Would it help if I segregate the organic waste and compost it at home? I realised that it would. Through home-composting, the amount of garbage thrown away by each household reduces drastically. By segregating and composting organic waste at home, one ensures that the recyclables at landfills are not contaminated. Their re-use potential increases. When more of us adopt composting, it could go a long way in easing the burden on municipalities and landfills. 

Does composting at home work?

Tiered composting apparatus. Photo: Nityapriya Subash

A simple search on the interest reveals multiple easy ways of composting. Simply put, the process involves mixing nitrogen-rich green material (such as organic waste) with carbon-rich brown material (such as sawdust, coco peat and dry leaves).

As someone looking for composting infrastructure that could work in small spaces, I adopted one involving terracotta tiered pots that could be placed in an out-door corner. It is compact and efficiently handles waste generated by two people. Having engaged with this process for a while now, I can certainly say that it could involve a lot of trial-and-error to find a suitable method but the important element is persistence.

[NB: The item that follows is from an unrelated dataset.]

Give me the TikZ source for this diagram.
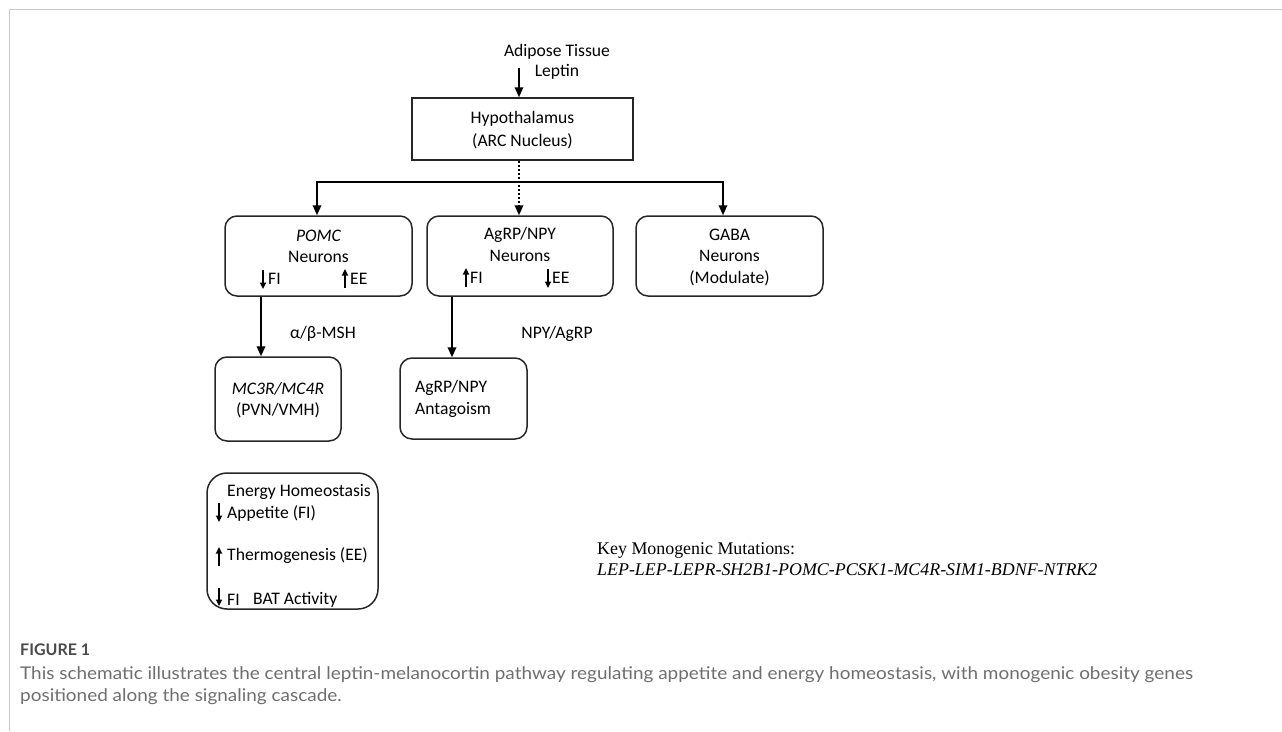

Regularly mixing my greens with browns, I have generated plenty of crumbly compost and fed it to the plants in my nascent garden! If you don’t have a garden, don’t despair. I use fully made compost from earlier rounds in the next round of composting kitchen waste.

Each of us can play a small but effective role in solving the garbage problem by choosing to compost organic waste at home.

It is time we started learning ‘C’ is for composting.

Nityapriya is a corporate lawyer who is currently trying to find ways to minimise her carbon footprint.